- _Exercise description_: Lines holding the string "with" are the ones to copy from this listing.

________________

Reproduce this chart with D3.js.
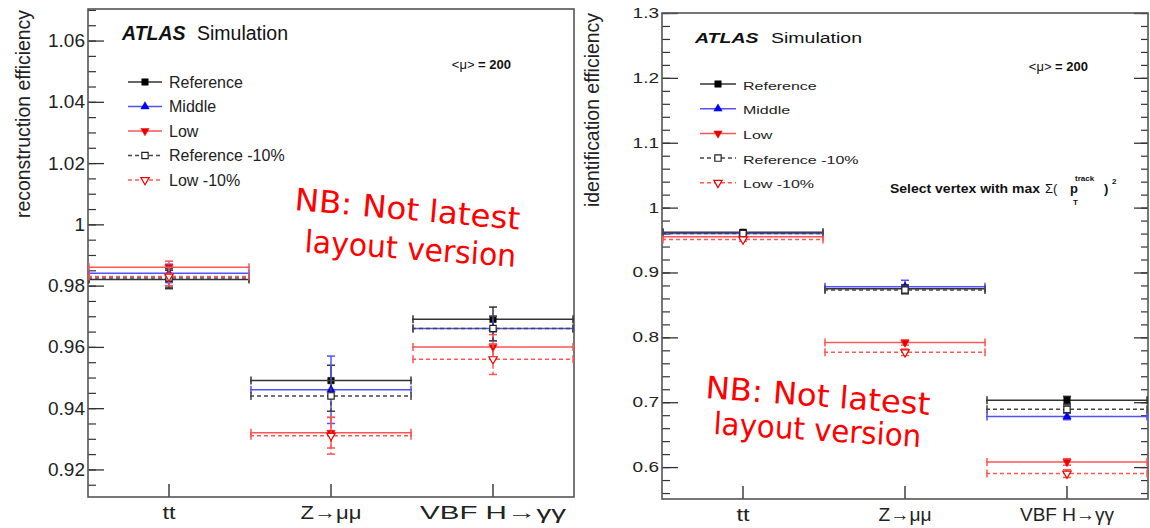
<!DOCTYPE html>
<html>
<head>
<meta charset="utf-8">
<script src="https://cdn.jsdelivr.net/npm/d3@7"></script>
<style>
body { margin: 0; background: #fff; }
svg { display: block; font-family: "Liberation Sans", Arial, Helvetica, sans-serif; }
</style>
</head>
<body>
<svg width="1150" height="528"></svg>
<script>
let width = 1150, height = 528;
let svg = d3.select("svg");

// categories (x bins)
const categories = ["tt", "Z→μμ", "VBF H→γγ"];
const seriesNames = ["Reference", "Middle", "Low", "Reference -10%", "Low -10%"];

// reconstruction efficiency, one row per series (same order as seriesNames)
const recoValues = [
    [0.982, 0.949, 0.969],
    [0.984, 0.946, 0.966],
    [0.986, 0.932, 0.960],
    [0.9825, 0.944, 0.966],
    [0.983, 0.931, 0.956]
];
const recoErrors = [
    [0.003, 0.005, 0.004],
    [0.003, 0.011, 0.004],
    [0.002, 0.005, 0.004],
    [0.003, 0.005, 0.004],
    [0.003, 0.006, 0.005]
];

// identification efficiency
const idValues = [
    [0.962, 0.875, 0.703],
    [0.960, 0.878, 0.678],
    [0.955, 0.792, 0.608],
    [0.960, 0.873, 0.689],
    [0.951, 0.777, 0.590]
];
const idErrors = [
    [0.003, 0.006, 0.006],
    [0.003, 0.010, 0.005],
    [0.003, 0.004, 0.005],
    [0.003, 0.006, 0.005],
    [0.003, 0.005, 0.006]
];

// tick labels
const recoTicks = [0.92, 0.94, 0.96, 0.98, 1, 1.02, 1.04, 1.06];
const idTicks = [0.6, 0.7, 0.8, 0.9, 1, 1.1, 1.2, 1.3];

// marker / line style per series
const seriesStyle = [
    { color: "#000", line: "#333", symbol: d3.symbolSquare, size: 42, rot: 0, filled: true, dash: null },
    { color: "#0000ee", line: "#5050ff", symbol: d3.symbolTriangle, size: 30, rot: 0, filled: true, dash: null },
    { color: "#ee0000", line: "#ff5555", symbol: d3.symbolTriangle, size: 30, rot: 180, filled: true, dash: null },
    { color: "#222", line: "#444", symbol: d3.symbolSquare, size: 40, rot: 0, filled: false, dash: "4,3" },
    { color: "#ee0000", line: "#ff5555", symbol: d3.symbolTriangle, size: 30, rot: 180, filled: false, dash: "4,3" }
];

let fmt = d => String(+d.toFixed(2));

function marker(g, s, cx, cy) {
    g.append("path")
        .attr("d", d3.symbol().type(s.symbol).size(s.size)())
        .attr("transform", "translate(" + cx + "," + cy + ") rotate(" + s.rot + ")")
        .attr("fill", s.filled ? s.color : "#fff")
        .attr("stroke", s.color)
        .attr("stroke-width", s.filled ? 0.5 : 1.2);
}

function drawPanel(p) {
    let g = svg.append("g");
    let x = d3.scaleBand().domain(categories).range([p.x0, p.x1]);
    let y = d3.scaleLinear().domain(p.domain).range([p.y1, p.y0]);
    let bw = x.bandwidth();

    // minor y ticks
    g.append("g")
        .attr("transform", "translate(" + p.x0 + ",0)")
        .call(d3.axisLeft(y).tickValues(p.minor).tickSize(-8).tickFormat(""))
        .call(a => a.select(".domain").remove())
        .selectAll("line").attr("stroke", "#333").attr("stroke-width", 1.2);

    // major y ticks
    let ya = g.append("g")
        .attr("transform", "translate(" + p.x0 + ",0)")
        .call(d3.axisLeft(y).tickValues(p.ticks).tickSize(-16).tickPadding(3).tickFormat(fmt))
        .attr("font-family", null).attr("font-size", null);
    ya.select(".domain").remove();
    ya.selectAll("line").attr("stroke", "#333").attr("stroke-width", 1.3);
    ya.selectAll("text")
        .attr("font-size", 19)
        .attr("fill", "#222")
        .attr("transform", "scale(1," + p.sy + ")");

    if (p.rightTicks) {
        g.append("g")
            .attr("transform", "translate(" + p.x1 + ",0)")
            .call(d3.axisRight(y).tickValues(p.minor).tickSize(-7).tickFormat(""))
            .call(a => a.select(".domain").remove())
            .selectAll("line").attr("stroke", "#333").attr("stroke-width", 1.2);
        g.append("g")
            .attr("transform", "translate(" + p.x1 + ",0)")
            .call(d3.axisRight(y).tickValues(p.ticks).tickSize(-14).tickFormat(""))
            .call(a => a.select(".domain").remove())
            .selectAll("line").attr("stroke", "#333").attr("stroke-width", 1.3);
    }

    // x axis: one tick per bin centre
    let xa = g.append("g")
        .attr("transform", "translate(0," + p.y1 + ")")
        .call(d3.axisBottom(x).tickSize(-13).tickPadding(9))
        .attr("font-family", null).attr("font-size", null);
    xa.select(".domain").remove();
    xa.selectAll("line").attr("stroke", "#222").attr("stroke-width", 1.3);
    xa.selectAll("text")
        .attr("font-size", 19)
        .attr("fill", "#222")
        .attr("textLength", (d, i) => p.xLabelLen[i])
        .attr("lengthAdjust", "spacingAndGlyphs");

    // frame
    g.append("rect")
        .attr("x", p.x0).attr("y", p.y0)
        .attr("width", p.x1 - p.x0).attr("height", p.y1 - p.y0)
        .attr("fill", "none").attr("stroke", "#555").attr("stroke-width", 1.6);

    // y title
    g.append("text")
        .attr("transform", "translate(" + p.titleX + "," + p.y0 + ") rotate(-90)")
        .attr("x", -(p.titleEnd - p.y0))
        .attr("text-anchor", "end")
        .attr("font-size", 19.4)
        .attr("fill", "#222")
        .attr("textLength", p.titleLen)
        .attr("lengthAdjust", "spacingAndGlyphs")
        .text(p.title);

    // data series
    p.values.forEach((row, i) => {
        let s = seriesStyle[i];
        let errs = p.errors[i];
        let sg = g.append("g");
        let pts = row.map((v, j) => ({
            xl: x(categories[j]), xr: x(categories[j]) + bw,
            xc: x(categories[j]) + bw / 2,
            y: y(v), yt: y(v + errs[j]), yb: y(v - errs[j])
        }));
        let st = sel => sel.attr("stroke", s.line).attr("stroke-width", 1.5)
            .attr("stroke-dasharray", s.dash);

        sg.selectAll(".h").data(pts).join("line").attr("class", "h")
            .attr("x1", d => d.xl).attr("x2", d => d.xr)
            .attr("y1", d => d.y).attr("y2", d => d.y).call(st);
        sg.selectAll(".cl").data(pts).join("line").attr("class", "cl")
            .attr("x1", d => d.xl + 1).attr("x2", d => d.xl + 1)
            .attr("y1", d => d.y - 4).attr("y2", d => d.y + 4).call(st).attr("stroke-dasharray", null);
        sg.selectAll(".cr").data(pts).join("line").attr("class", "cr")
            .attr("x1", d => d.xr - 1).attr("x2", d => d.xr - 1)
            .attr("y1", d => d.y - 4).attr("y2", d => d.y + 4).call(st).attr("stroke-dasharray", null);
        sg.selectAll(".v").data(pts).join("line").attr("class", "v")
            .attr("x1", d => d.xc).attr("x2", d => d.xc)
            .attr("y1", d => d.yt).attr("y2", d => d.yb).call(st);
        sg.selectAll(".ct").data(pts.flatMap(d => [[d.xc, d.yt], [d.xc, d.yb]])).join("line").attr("class", "ct")
            .attr("x1", d => d[0] - 4).attr("x2", d => d[0] + 4)
            .attr("y1", d => d[1]).attr("y2", d => d[1]).call(st).attr("stroke-dasharray", null);
        pts.forEach(d => marker(sg, s, d.xc, d.y));
    });

    // legend
    let lg = g.append("g");
    seriesNames.forEach((name, i) => {
        let s = seriesStyle[i];
        let cy = p.legY + i * p.legStep;
        lg.append("line")
            .attr("x1", p.legX0).attr("x2", p.legX1)
            .attr("y1", cy).attr("y2", cy)
            .attr("stroke", s.line).attr("stroke-width", 1.5)
            .attr("stroke-dasharray", s.dash);
        marker(lg, s, p.legM, cy);
        lg.append("text")
            .attr("transform", "translate(" + p.legT + "," + (cy + 5.5) + ") scale(1," + p.sy + ")")
            .attr("font-size", 16)
            .attr("fill", "#222")
            .text(name);
    });

    // ATLAS label
    let at = g.append("g").attr("transform", "translate(" + p.atlasX + "," + p.atlasY + ") scale(1," + p.sy + ")");
    at.append("text").attr("font-size", 19.5).attr("font-weight", "bold").attr("font-style", "italic")
        .attr("fill", "#111").text("ATLAS");
    at.append("text").attr("x", p.simDx).attr("font-size", 19.5).attr("fill", "#111").text("Simulation");

    // pile-up label
    let mu = g.append("text")
        .attr("x", p.muX).attr("y", p.muY)
        .attr("text-anchor", "end")
        .attr("font-size", 13).attr("font-weight", "bold").attr("fill", "#111");
    mu.append("tspan").attr("font-weight", "normal").text("<μ>");
    mu.append("tspan").text(" = 200");

    // NB stamp
    p.nb.forEach(t => {
        g.append("text")
            .attr("transform", "translate(" + t.x + "," + t.y + ") rotate(" + t.r + ")")
            .attr("font-family", "'Comic Sans MS', 'DejaVu Sans', sans-serif")
            .attr("font-size", 31)
            .attr("fill", "#ff0000")
            .attr("textLength", t.len)
            .attr("lengthAdjust", "spacingAndGlyphs")
            .text(t.text);
    });

    return g;
}

drawPanel({
    x0: 88, x1: 574, y0: 9, y1: 497,
    domain: [0.911, 1.0703],
    ticks: recoTicks,
    minor: d3.range(0.915, 1.07, 0.005),
    rightTicks: false,
    sy: 1,
    xLabelLen: [13, 61, 146],
    title: "reconstruction efficiency", titleX: 30, titleEnd: 10, titleLen: 208,
    values: recoValues, errors: recoErrors,
    legY: 82, legStep: 24.5, legX0: 128, legX1: 162, legM: 145, legT: 169,
    atlasX: 122, atlasY: 40, simDx: 75,
    muX: 511, muY: 69,
    nb: [
        { text: "NB: Not latest", x: 294, y: 210, r: 5, len: 226 },
        { text: "layout version", x: 304, y: 252, r: 4, len: 212 }
    ]
});

let right = drawPanel({
    x0: 662, x1: 1148, y0: 13, y1: 499,
    domain: [0.5508, 1.3],
    ticks: idTicks,
    minor: d3.range(0.56, 1.3001, 0.02),
    rightTicks: true,
    sy: 0.74,
    xLabelLen: [13, 53, 94],
    title: "identification efficiency", titleX: 599, titleEnd: 13, titleLen: 194,
    values: idValues, errors: idErrors,
    legY: 84, legStep: 24.7, legX0: 700, legX1: 736, legM: 718, legT: 743,
    atlasX: 695, atlasY: 43, simDx: 76,
    muX: 1088, muY: 71,
    nb: [
        { text: "NB: Not latest", x: 705, y: 398, r: 4.3, len: 225 },
        { text: "layout version", x: 713, y: 434, r: 3.6, len: 208 }
    ]
});

// vertex selection note (right panel)
let note = right.append("g").attr("font-size", 13).attr("font-weight", "bold").attr("fill", "#111");
note.append("text").attr("x", 890).attr("y", 193).attr("textLength", 150).attr("lengthAdjust", "spacingAndGlyphs")
    .text("Select vertex with max");
note.append("text").attr("x", 1045).attr("y", 193).attr("font-weight", "normal").text("Σ(");
note.append("text").attr("x", 1070).attr("y", 193).text("p");
note.append("text").attr("x", 1073).attr("y", 205).attr("font-size", 8).text("T");
note.append("text").attr("x", 1075).attr("y", 181).attr("font-size", 8).text("track");
note.append("text").attr("x", 1104).attr("y", 193).text(")");
note.append("text").attr("x", 1112).attr("y", 184).attr("font-size", 8).text("2");
</script>
</body>
</html>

________________

- _Exercise output_:
Reproduce this chart with D3.js.
    .text("Select vertex with max");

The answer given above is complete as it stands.